One of the most influential movies ever made, Rashomon takes place in 12th-century Japan and tells the story of a bandit tried for rape and murder. Each telling of the story, however, is from a different person’s point of view and no version is completely compatible with the other.
Rashomon, starring Kurosawa regular Toshiro Mifune, explores a theme that never gets old and never fails to start conversations—what exactly is truth? Is there only one version? And how does human weakness alter one’s perception of the truth?
The new Criterion Collection edition of Rashomon not only features a new digital restoration of the film , but tons of first-rate extras inclusing an audio commentary by Japanese-film historian Donald Richie, and interview with director Robert Altman, an audio interview with actor Takashi Shimura, and excerpts from The World of Kazuo Miyagawa, a documentary on cinematographer Kazuo Miyagawa.
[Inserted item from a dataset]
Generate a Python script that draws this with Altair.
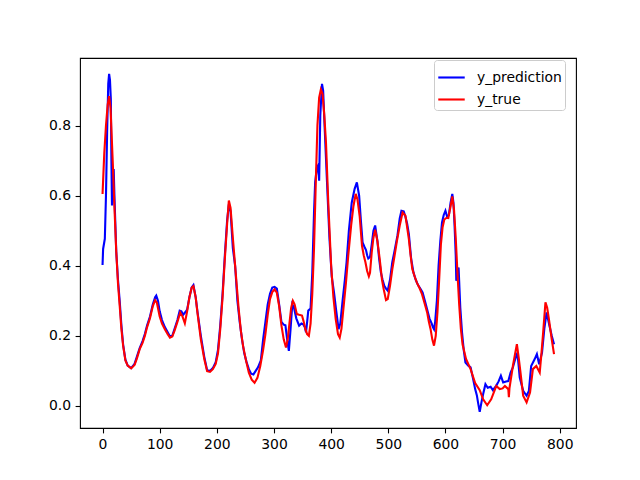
import altair as alt
import pandas as pd

# y_true (red) samples
true_x = [0, 3, 6, 9, 11.5, 14, 18, 21, 24, 27, 30, 33, 36, 40, 44, 50, 56, 60, 65, 70,
          74, 78, 83, 88, 92, 95, 100, 104, 109, 114, 118, 122, 126, 131, 136, 140, 144, 148, 152, 156,
          159, 163, 166, 172, 178, 183, 188, 193, 198, 202, 206, 210, 214, 218, 221, 224, 228, 233, 238, 242,
          246, 251, 256, 261, 266, 271, 276, 281, 285, 289, 293, 297, 301, 305, 309, 313, 317, 321, 324, 327,
          330, 333, 336, 340, 344, 349, 352, 355, 358, 361, 364, 367, 370, 373, 376, 379, 382, 385, 388, 391,
          395, 400, 404, 408, 412, 415, 418, 421, 426, 430, 435, 439, 443, 446, 450, 454, 457, 460, 463, 466,
          468, 471, 474, 477, 481, 485, 489, 492, 496, 499, 503, 507, 511, 515, 520, 525, 530, 533, 536, 539,
          542, 546, 550, 555, 559, 564, 568, 571, 574, 577, 580, 583, 586, 589, 592, 595, 598, 602, 605, 609,
          612, 615, 618, 621, 624, 627, 630, 636, 644, 652, 660, 666, 673, 680, 685, 689, 695, 700, 704, 710,
          711, 712, 718, 722, 725, 728, 731, 736, 742, 748, 753, 759, 765, 768, 771, 775, 778, 781, 786, 790]
true_y = [0.605, 0.72, 0.80, 0.86, 0.884, 0.85, 0.69, 0.56, 0.44, 0.35, 0.286, 0.22, 0.172, 0.13, 0.115, 0.107, 0.117, 0.135, 0.162, 0.18,
          0.20, 0.225, 0.25, 0.285, 0.302, 0.295, 0.255, 0.235, 0.219, 0.205, 0.195, 0.198, 0.215, 0.24, 0.267, 0.255, 0.236, 0.27, 0.31, 0.338,
          0.342, 0.31, 0.267, 0.19, 0.134, 0.099, 0.097, 0.105, 0.12, 0.15, 0.22, 0.31, 0.42, 0.52, 0.586, 0.565, 0.48, 0.38, 0.28, 0.215,
          0.17, 0.13, 0.095, 0.075, 0.066, 0.08, 0.114, 0.16, 0.205, 0.26, 0.305, 0.325, 0.333, 0.323, 0.285, 0.23, 0.19, 0.167, 0.19, 0.235,
          0.28, 0.30, 0.29, 0.262, 0.26, 0.258, 0.24, 0.219, 0.205, 0.20, 0.235, 0.32, 0.448, 0.63, 0.80, 0.88, 0.903, 0.89, 0.83, 0.75,
          0.58, 0.40, 0.31, 0.248, 0.205, 0.195, 0.22, 0.27, 0.353, 0.43, 0.515, 0.57, 0.605, 0.59, 0.54, 0.457, 0.43, 0.41, 0.385, 0.37,
          0.38, 0.438, 0.48, 0.503, 0.47, 0.419, 0.36, 0.333, 0.302, 0.305, 0.343, 0.39, 0.429, 0.47, 0.515, 0.552, 0.543, 0.51, 0.476, 0.43,
          0.391, 0.37, 0.352, 0.335, 0.319, 0.29, 0.267, 0.24, 0.219, 0.19, 0.172, 0.20, 0.267, 0.36, 0.46, 0.51, 0.532, 0.537, 0.536, 0.57,
          0.598, 0.56, 0.48, 0.38, 0.29, 0.22, 0.175, 0.134, 0.105, 0.065, 0.045, 0.019, 0.002, 0.019, 0.04, 0.057, 0.048, 0.05, 0.057, 0.048,
          0.025, 0.05, 0.114, 0.15, 0.176, 0.14, 0.10, 0.029, 0.01, 0.038, 0.105, 0.114, 0.095, 0.15, 0.21, 0.296, 0.28, 0.248, 0.19, 0.148]

# y_prediction (blue) samples
pred_x = [0, 1, 4, 6, 8, 10, 11.5, 13, 14.5, 15.5, 16.5, 18, 19.5, 21, 24, 27, 30, 33, 36, 40,
          44, 50, 56, 60, 65, 70, 74, 78, 83, 88, 92, 94, 97, 100, 104, 109, 114, 118, 122, 126,
          131, 135, 138, 141, 145, 148, 152, 156, 159, 163, 166, 172, 178, 183, 188, 193, 198, 202, 206, 210,
          214, 218, 221, 224, 228, 232, 236, 240, 244, 248, 252, 256, 260, 264, 268, 272, 277, 281, 285, 289,
          293, 297, 301, 305, 309, 313, 317, 320, 323, 326, 329, 332, 335, 339, 344, 348, 351, 354, 356, 358,
          360, 364, 367, 370, 372, 375, 377, 379, 381, 384, 386, 389, 393, 397, 401, 405, 409, 413, 416, 420,
          424, 427, 431, 436, 441, 445, 449, 452, 455, 458, 461, 463, 465, 468, 471, 474, 477, 481, 484, 487,
          490, 493, 496, 499, 503, 507, 511, 516, 520, 523, 527, 530, 533, 536, 540, 544, 548, 552, 556, 560,
          564, 568, 572, 576, 578, 580, 582, 585, 588, 591, 594, 597, 600, 603, 606, 609, 612, 614, 616, 618,
          619, 621, 623, 626, 629, 632, 635, 640, 644, 648, 652, 655, 657, 660, 663, 666, 670, 674, 679, 683,
          689, 693, 697, 701, 706, 710, 714, 718, 722, 726, 730, 736, 742, 746, 750, 756, 760, 764, 769, 773,
          777, 782, 786, 790]
pred_y = [0.402, 0.448, 0.477, 0.60, 0.781, 0.92, 0.948, 0.93, 0.876, 0.70, 0.572, 0.60, 0.676, 0.59, 0.44, 0.36, 0.30, 0.23, 0.175, 0.132,
          0.115, 0.108, 0.12, 0.14, 0.165, 0.185, 0.205, 0.23, 0.255, 0.29, 0.31, 0.315, 0.30, 0.27, 0.245, 0.225, 0.21, 0.198, 0.20, 0.22,
          0.245, 0.272, 0.27, 0.26, 0.268, 0.275, 0.31, 0.338, 0.345, 0.31, 0.27, 0.20, 0.14, 0.102, 0.10, 0.108, 0.125, 0.16, 0.23, 0.32,
          0.43, 0.53, 0.575, 0.555, 0.45, 0.40, 0.30, 0.24, 0.19, 0.15, 0.125, 0.105, 0.092, 0.09, 0.10, 0.11, 0.13, 0.19, 0.24, 0.29,
          0.32, 0.338, 0.34, 0.335, 0.29, 0.24, 0.232, 0.23, 0.19, 0.157, 0.22, 0.29, 0.28, 0.25, 0.229, 0.235, 0.233, 0.225, 0.21, 0.24,
          0.272, 0.278, 0.38, 0.55, 0.638, 0.68, 0.686, 0.643, 0.829, 0.919, 0.90, 0.781, 0.63, 0.48, 0.37, 0.324, 0.27, 0.219, 0.235, 0.30,
          0.36, 0.41, 0.50, 0.58, 0.619, 0.638, 0.60, 0.53, 0.467, 0.455, 0.445, 0.43, 0.421, 0.425, 0.46, 0.50, 0.515, 0.47, 0.42, 0.381,
          0.36, 0.343, 0.335, 0.329, 0.36, 0.41, 0.443, 0.486, 0.535, 0.557, 0.555, 0.54, 0.52, 0.49, 0.42, 0.381, 0.36, 0.345, 0.335, 0.324,
          0.30, 0.275, 0.25, 0.235, 0.225, 0.219, 0.24, 0.30, 0.40, 0.47, 0.524, 0.545, 0.557, 0.54, 0.545, 0.58, 0.605, 0.58, 0.514, 0.43,
          0.357, 0.38, 0.395, 0.28, 0.21, 0.16, 0.124, 0.115, 0.11, 0.08, 0.048, 0.03, 0.01, -0.017, 0.01, 0.034, 0.062, 0.052, 0.055, 0.045,
          0.058, 0.07, 0.086, 0.067, 0.07, 0.071, 0.095, 0.11, 0.133, 0.152, 0.081, 0.043, 0.029, 0.043, 0.114, 0.133, 0.148, 0.119, 0.152, 0.22,
          0.267, 0.229, 0.20, 0.176]

series_names = ["y_prediction", "y_true"]
series_colors = ["blue", "red"]
x_ticks = [0, 100, 200, 300, 400, 500, 600, 700, 800]
y_ticks = [0.0, 0.2, 0.4, 0.6, 0.8]

df = pd.concat([
    pd.DataFrame({"x": pred_x, "y": pred_y, "series": "y_prediction", "i": range(len(pred_x))}),
    pd.DataFrame({"x": true_x, "y": true_y, "series": "y_true", "i": range(len(true_x))}),
], ignore_index=True)

FONT = "DejaVu Sans"
FS = 13.9

color = alt.Color(
    "series:N",
    scale=alt.Scale(domain=series_names, range=series_colors),
    legend=alt.Legend(
        title=None, orient="none", legendX=354, legendY=2,
        symbolType="stroke", symbolSize=700, symbolStrokeWidth=2.1,
        labelFont=FONT, labelFontSize=FS, labelColor="black",
        fillColor="white", strokeColor="#cccccc", cornerRadius=3,
        padding=3, rowPadding=0, labelOffset=11,
    ),
)

xenc = alt.X("x:Q", scale=alt.Scale(domain=[-39.45, 828.45], nice=False, zero=False),
             axis=alt.Axis(values=x_ticks, format="d", title=None))
yenc = alt.Y("y:Q", scale=alt.Scale(domain=[-0.063, 0.993], nice=False, zero=False),
             axis=alt.Axis(values=y_ticks, format=".1f", title=None))

base = alt.Chart(df)
blue = base.transform_filter(alt.datum.series == "y_prediction").mark_line(strokeWidth=2.1, clip=True).encode(
    x=xenc, y=yenc, color=color, order="i:Q")
red = base.transform_filter(alt.datum.series == "y_true").mark_line(strokeWidth=2.1, clip=True).encode(
    x=xenc, y=yenc, color=color, order="i:Q")

chart = alt.layer(blue, red).properties(
    width=496, height=370,
    autosize=alt.AutoSizeParams(type="none"),
    padding={"left": 80, "top": 58, "right": 64, "bottom": 52},
    background="white",
).configure_view(
    stroke="black", strokeWidth=1.1,
).configure_axis(
    domain=False, grid=False, ticks=True, tickSize=4.9, tickWidth=1.1, tickColor="black",
    labelFont=FONT, labelFontSize=FS, labelColor="black", labelPadding=4.5,
)

chart.save("out.html", embed_options={"renderer": "svg", "actions": False})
Also included is the feature-length documentary A Testimony as an Image, featuring interviews with the cast and crew.
Weekend (1967)
If Rashomon is timeless, however, Jean–Luc Godard’s vitriolic Weekend is absolutely a product of its time. Full of tons of dated literary and cultural references from 1967, Weekend is a dark and angry comedy that strings together a series of seemingly unrelated but symbolic events on a French highway.
Call it what you will, Weekend is a tough watch. And it’s meant to be. Music overlaps dialogue at inopportune times. Its characters are one-dimensional selfish jerks and speak to the audience randomly, addressing the fact that they’re in a ludicrous film.
It’s all meant to be a vicious takedown of middle-class life in the late 60s, but much of it is incomprehensible today.
Still, if you want to see absolute anarchy portrayed on film, you’ll do no better than Weekend.
The Criterion Blu-ray features a new digital restoration and extras like archival interviews with actors Mireille Darc and Jean Yanne, cinematographer Raoul Coutard, and assistant director Claude Miller. Also included is an excerpt from a French television program on Jean-Luc Godard, featuring on-set footage. All of this is needed to put the film in the proper historical perspective.